Nope, haven’t given up and headed for the less challenging terrain at Anfield; this is an example I saw on my way out Markina-Xemein of the random words of encouragement to walkers that pop up in the most incongruous places along The Way, and which generally succeed in bringing a smile to your face, even if you’re seriously flagging.
Some speak for themselves:
Others require a bit more explanation. Occasionally you’ll come across a sign constructed by walkers up ahead letting you know how far you’ve come that day; a nice thought, as most walkers have a pretty clear idea of the total distance they want to walk on any given day, and can therefore begin to count down the klicks ‘til their destination:
And others are just plain odd:
Anyway, it’s certainly true that I needed all the encouragement I could get today – it’s been of those days where a friend’s advice to me for the journey couldn’t have been more appropriate: “Just keep putting one foot in front of the other”.
The reason it was so challenging was partly to do with the terrain – the map and gradients below will give you an idea of the overall shape of it – although compared to yesterday’s Leg Breakers, most of these climbs were pretty manageable…
The main issue was much simpler: lack of sleep.
I haven’t really mentioned the accommodation all along The Way – the Albergues (hostels) made available to walkers, where you have your ‘Credencial’ stamped each day to show how far you’ve walked – but with the majority charging around €5 per night, expectations obviously shouldn’t be too high. Nevertheless, the graffiti at the top of the post could equally well have read ‘You’ll never sleep alone’ – here’s a picture of a typical night-time arrangement (in some places, imagine this times 20 or so).
In fact, all of the Albergues and the people who manage them are unfailingly hospitable, the beds are clean and comfortable and there’s a great sense of a shared sense of achievement at the end of each day.
Which is all lovely…until the lights go out.
Every single night so far on this trip I seem to have drawn the most extreme snorers imaginable, like the proverbial moth to the flame, to the bunk directly below mine, and have probably been averaging around 4 hours sleep per night, once they’ve settled into a slightly less sonorous sleeping pattern.
But my nasal nemesis last night was simply relentless – I swear my mattress was reverberating. My first line of defense was ear plugs, although with nearly disastrous results; when they made no noticeable difference, I shoved one of them into my ear so far that I couldn’t get it out again. Rushing to the loo in a mild panic in search of some kind of sharp object with which to extract it, I bumped into Geraldo and Sylvia, a couple from Madrid I had eaten dinner with that night; thankfully Sylvia had some tweezers which sorted out the problem (clearly a resourceful girl – she had told me earlier that her unique technique for avoiding shoulder chafing was to insert a maximum absorbancy sanitary towel under each rucksack strap. Brilliant. Not convinced I could pull that one off though…)
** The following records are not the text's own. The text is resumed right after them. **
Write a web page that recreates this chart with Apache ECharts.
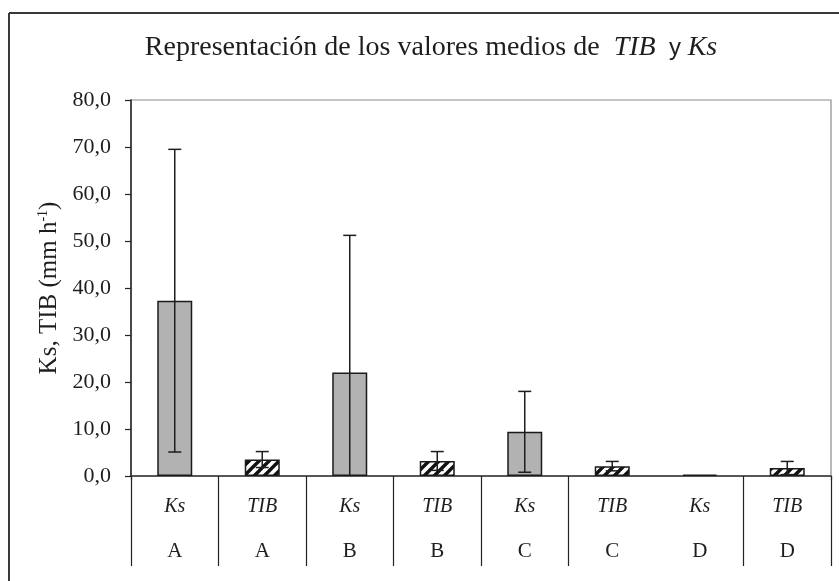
<!DOCTYPE html>
<html><head><meta charset="utf-8">
<script src="https://cdn.jsdelivr.net/npm/echarts@6/dist/echarts.min.js"></script>
<style>html,body{margin:0;padding:0;background:#fff}#c{width:839px;height:581px}</style>
</head><body><div id="c"></div>
<script>
// ---- data ----
const measures = ['Ks', 'TIB', 'Ks', 'TIB', 'Ks', 'TIB', 'Ks', 'TIB'];
const groups   = ['A', 'A', 'B', 'B', 'C', 'C', 'D', 'D'];
const means    = [37.3, 3.5, 22.0, 3.2, 9.4, 2.1, 0.3, 1.7];
const errors   = [32.2, 1.7, 29.2, 2.0, 8.6, 1.0, 0, 1.4];
const yMin = 0, yMax = 80, yStep = 10;

const SERIF = '"Liberation Serif", "DejaVu Serif", serif';
const INK = '#1e1e1e';

function hatchCanvas() {
  const s = 10;
  const c = document.createElement('canvas');
  c.width = s; c.height = s;
  const g = c.getContext('2d');
  g.fillStyle = '#fff'; g.fillRect(0, 0, s, s);
  g.strokeStyle = '#111'; g.lineWidth = 3.4;
  g.beginPath();
  g.moveTo(-2, s + 2); g.lineTo(s + 2, -2);
  g.moveTo(-2, 2); g.lineTo(2, -2);
  g.moveTo(s - 2, s + 2); g.lineTo(s + 2, s - 2);
  g.stroke();
  return c;
}
const hatch = hatchCanvas();

const cats = measures.map((m, i) => m + '|' + groups[i]);

const chart = echarts.init(document.getElementById('c'), null, {renderer: 'canvas'});
chart.setOption({
  animation: false,
  backgroundColor: '#fff',
  title: {
    text: '{n|Representación de los valores medios de  }{i|TIB}{y|  y }{i|Ks}',
    left: 426, top: 29, textAlign: 'center',
    textStyle: {
      fontWeight: 'normal',
      rich: {
        n: {fontFamily: SERIF, fontSize: 28, fontWeight: 'normal', color: INK},
        i: {fontFamily: SERIF, fontSize: 28, fontWeight: 'normal', fontStyle: 'italic', color: INK},
        y: {fontFamily: '"Liberation Sans", sans-serif', fontSize: 24, fontWeight: 'normal', color: INK}
      }
    }
  },
  graphic: [
    {type: 'line', shape: {x1: 9, y1: 13, x2: 9, y2: 581}, style: {stroke: '#3a3a3a', lineWidth: 2}},
    {type: 'line', shape: {x1: 9, y1: 13, x2: 839, y2: 13}, style: {stroke: '#3a3a3a', lineWidth: 2}}
  ],
  grid: {left: 131, top: 100, right: 8, bottom: 105, show: true, borderColor: '#8c8c8c', borderWidth: 1.2},
  xAxis: [{
    type: 'category', data: cats, position: 'bottom',
    axisLine: {lineStyle: {color: '#333', width: 1.5}},
    axisTick: {show: true, length: 90, interval: function (idx) { return idx !== 6; }, lineStyle: {color: '#222', width: 1.2}},
    axisLabel: {
      interval: 0, margin: 8,
      formatter: function (v) { const p = v.split('|'); return '{m|' + p[0] + '}\n{g|' + p[1] + '}'; },
      rich: {
        m: {fontFamily: SERIF, fontSize: 20, fontStyle: 'italic', color: INK, lineHeight: 45},
        g: {fontFamily: SERIF, fontSize: 21, color: INK, lineHeight: 45}
      }
    }
  }, {
    type: 'category', data: cats, position: 'bottom',
    axisLine: {show: false},
    axisTick: {show: true, length: 4, interval: function (idx) { return idx === 6; }, lineStyle: {color: '#222', width: 1.2}},
    axisLabel: {show: false}
  }],
  yAxis: {
    type: 'value', min: yMin, max: yMax, interval: yStep,
    axisLine: {show: true, lineStyle: {color: '#222', width: 1.5}},
    axisTick: {show: true, length: 6, lineStyle: {color: '#222', width: 1.2}},
    splitLine: {show: false},
    axisLabel: {
      margin: 20, fontFamily: SERIF, fontSize: 22, color: INK,
      formatter: function (v) { return v.toFixed(1).replace('.', ','); }
    },
    name: '{a|Ks, TIB (mm h}{s|-1}{a|)}',
    nameLocation: 'middle', nameGap: 66, nameRotate: 90,
    nameTextStyle: {
      rich: {
        a: {fontFamily: SERIF, fontSize: 25, color: INK},
        s: {fontFamily: SERIF, fontSize: 14, color: INK, verticalAlign: 'top'}
      }
    }
  },
  series: [{
    type: 'bar', xAxisIndex: 0, barWidth: '40%',
    itemStyle: {borderColor: '#1a1a1a', borderWidth: 1.5},
    data: means.map(function (v, i) {
      return {
        value: v,
        itemStyle: measures[i] === 'Ks' ? {color: '#b2b2b2'} : {color: {image: hatch, repeat: 'repeat'}}
      };
    }),
    z: 2
  }, {
    type: 'custom', xAxisIndex: 0, z: 5,
    encode: {x: 0, y: 1},
    data: means.map(function (v, i) { return [i, v, errors[i]]; }),
    renderItem: function (params, api) {
      const i = api.value(0), m = api.value(1), e = api.value(2);
      if (!e) return null;
      const top = api.coord([i, m + e]);
      let lo = m - e, capLo = true;
      if (lo < yMin) { lo = yMin; capLo = false; }
      const bot = api.coord([i, lo]);
      const x = top[0], w = 6.5;
      const st = {stroke: '#1e1e1e', lineWidth: 1.5};
      const ch = [
        {type: 'line', shape: {x1: x, y1: top[1], x2: x, y2: bot[1]}, style: st},
        {type: 'line', shape: {x1: x - w, y1: top[1], x2: x + w, y2: top[1]}, style: st}
      ];
      if (capLo) ch.push({type: 'line', shape: {x1: x - w, y1: bot[1], x2: x + w, y2: bot[1]}, style: st});
      return {type: 'group', children: ch};
    }
  }]
});
</script>
</body></html>
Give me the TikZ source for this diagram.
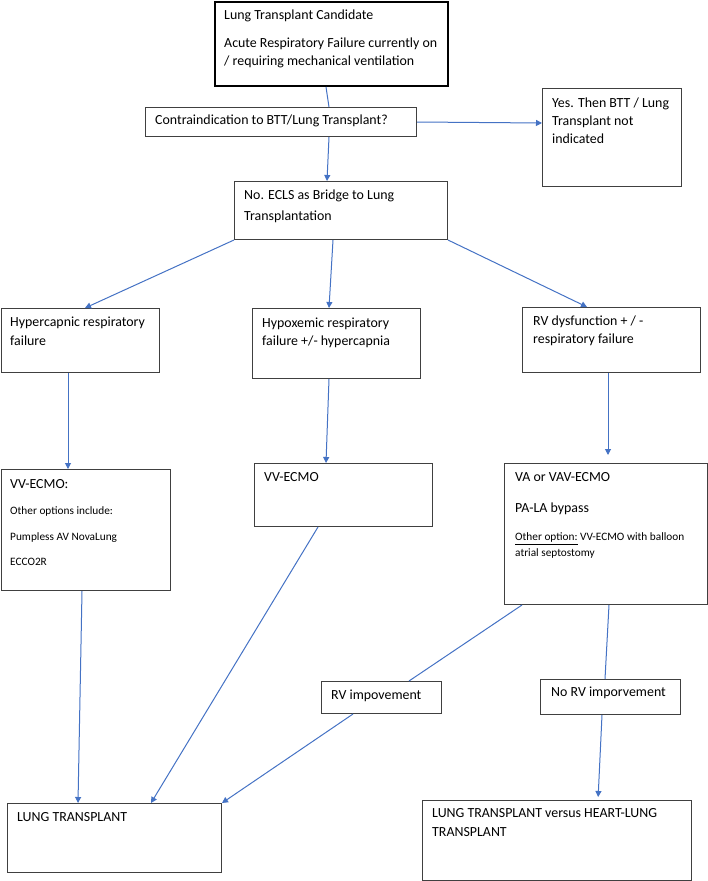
\documentclass[tikz,border=0pt]{standalone}
\usepackage{fontspec}
\setmainfont{Carlito}
\usetikzlibrary{arrows.meta}
\definecolor{arrblue}{HTML}{4472C4}
\definecolor{boxgray}{HTML}{404040}
\begin{document}
\begin{tikzpicture}[x=1pt,y=-1pt,
 box/.style={draw=boxgray, line width=1pt, anchor=north west, inner sep=0pt},
 topbox/.style={draw=black, line width=2pt, anchor=north west, inner sep=0pt},
 txt/.style={anchor=base west, inner sep=0pt, font=\fontsize{13.9}{18}\selectfont},
 sm/.style={anchor=base west, inner sep=0pt, font=\fontsize{11.3}{16}\selectfont},
 arr/.style={draw=arrblue, line width=1pt, -{Triangle[length=6pt,width=6pt]}},
 ln/.style={draw=arrblue, line width=1pt}]
\useasboundingbox (0,0) rectangle (708,881);
% boxes
\node[topbox, minimum width=233pt, minimum height=84pt] (top) at (214,1) {};
\node[box, minimum width=271pt, minimum height=29pt] (contra) at (145,107) {};
\node[box, minimum width=139pt, minimum height=98pt] (yes) at (542,88) {};
\node[box, minimum width=213pt, minimum height=58pt] (no) at (234,181) {};
\node[box, minimum width=158pt, minimum height=64pt] (hyper) at (1,308) {};
\node[box, minimum width=168pt, minimum height=70pt] (hypox) at (252,308) {};
\node[box, minimum width=178pt, minimum height=65pt] (rv) at (522,307) {};
\node[box, minimum width=169pt, minimum height=121pt] (vv) at (1,469) {};
\node[box, minimum width=178pt, minimum height=63pt] (vv2) at (254,463) {};
\node[box, minimum width=203pt, minimum height=141pt] (va) at (504,463) {};
\node[box, minimum width=120pt, minimum height=32pt] (rvimp) at (321,681) {};
\node[box, minimum width=140pt, minimum height=35pt] (norv) at (540,679) {};
\node[box, minimum width=214pt, minimum height=69pt] (lt) at (7,803) {};
\node[box, minimum width=269pt, minimum height=80pt] (lthl) at (422,800) {};
% texts
\node[txt] (t1a) at (224,19) {Lung Transplant Candidate};
\node[txt] (t1b) at (224,47.5) {Acute Respiratory Failure currently on};
\node[txt] (t1c) at (224,65.5) {/ requiring mechanical ventilation};
\node[txt] (t2) at (155,124.5) {Contraindication to BTT/Lung Transplant?};
\node[txt] (t3a) at (552,107.5) {Yes. Then BTT / Lung};
\node[txt] (t3b) at (552,125.5) {Transplant not};
\node[txt] (t3c) at (552,143.5) {indicated};
\node[txt] (t4a) at (244,199.5) {No. ECLS as Bridge to Lung};
\node[txt] (t4b) at (244,220.5) {Transplantation};
\node[txt] (t5a) at (10,326.5) {Hypercapnic respiratory};
\node[txt] (t5b) at (10,345.5) {failure};
\node[txt] (t6a) at (262,327.5) {Hypoxemic respiratory};
\node[txt] (t6b) at (262,345.5) {failure +/- hypercapnia};
\node[txt] (t7a) at (533,325.5) {RV dysfunction + / -};
\node[txt] (t7b) at (533,343.5) {respiratory failure};
\node[txt] (t8a) at (10,488.5) {VV-ECMO:};
\node[sm] (t8b) at (10,514.5) {Other options include:};
\node[sm] (t8c) at (10,540.5) {Pumpless AV NovaLung};
\node[sm] (t8d) at (10,565.5) {ECCO2R};
\node[txt] (t9) at (264,481.5) {VV-ECMO};
\node[txt] (t10a) at (515,481.5) {VA or VAV-ECMO};
\node[txt] (t10b) at (515,512.5) {PA-LA bypass};
\node[sm] (t10c) at (515,540.5) {\underline{Other option:} VV-ECMO with balloon};
\node[sm] (t10d) at (515,556.5) {atrial septostomy};
\node[txt] (t11) at (331,699.5) {RV impovement};
\node[txt] (t12) at (551,696.5) {No RV imporvement};
\node[txt] (t13) at (17,821.5) {LUNG TRANSPLANT};
\node[txt] (t14a) at (432,817.5) {LUNG TRANSPLANT versus HEART-LUNG};
\node[txt] (t14b) at (432,836.5) {TRANSPLANT};
% connectors
\draw[ln] ([xshift=112pt]top.south west) -- ([xshift=184pt]contra.north west);
\draw[arr] ([xshift=184pt]contra.south west) -- ([xshift=93pt]no.north west);
\draw[arr] (contra.east) -- ([yshift=-35pt]yes.north west);
\draw[arr] (no.south west) -- ([xshift=84pt]hyper.north west);
\draw[arr] ([xshift=99pt]no.south west) -- ([xshift=77pt]hypox.north west);
\draw[arr] (no.south east) -- ([xshift=65pt]rv.north west);
\draw[arr] ([xshift=67pt]hyper.south west) -- ([xshift=67pt]vv.north west);
\draw[arr] ([xshift=77pt]hypox.south west) -- ([xshift=72pt]vv2.north west);
\draw[arr, shorten >=8pt] ([xshift=86pt]rv.south west) -- ([xshift=104pt]va.north west);
\draw[arr] ([xshift=81pt]vv.south west) -- ([xshift=71pt]lt.north west);
\draw[arr] ([xshift=64pt]vv2.south west) -- ([xshift=144pt]lt.north west);
\draw[ln] ([xshift=18pt]va.south west) -- ([xshift=88pt]rvimp.north west);
\draw[arr] ([xshift=32pt]rvimp.south west) -- (lt.north east);
\draw[ln] ([xshift=105pt]va.south west) -- ([xshift=65pt]norv.north west);
\draw[arr, shorten >=3pt] ([xshift=62pt]norv.south west) -- ([xshift=176pt]lthl.north west);
\end{tikzpicture}
\end{document}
The snoring was as loud as ever when I got back and by 3am I had tried gently shaking the bed frame; I had tried ‘accidentally’ stepping on the mattress below on a trip to the loo; I’m ashamed to say as a final desperate measure I had also tried a quick pillow swipe from the upper bunk, although I’m relieved to say it didn’t connect – distinctly un-pilgrim-like-behaviour…
And in the end I gave up, finally getting to sleep around 4. The piece de resistance was that I was then woken at 5.30am as the culprit below had decided to make an early start of it (no doubt fully refreshed) and was loudly packing her rucksack with the aid of a head torch that caught me full-beam in the face.
My experience of The Camino so far suggests that people’s spiritual leanings are no longer all that relevant; but one thing is certain – sometimes you need the patience of a bloody saint.
So no mountain top views today, I’m afraid – truth is I was simply too tired to do anything but put one foot in front of the other, not least because it hit 30 degrees by mid morning on a straight seven hour walk. But there’s an upside. And it’s huge. Despite any downsides, I do think the Albergues are an important part of the experience and I will continue to stay in them. But I did promise myself before I came away that once a week I would get a room of my own in a hotel, and tonight I’m playing my trump card. It might not look like much but believe me, right now it feels like The Savoy.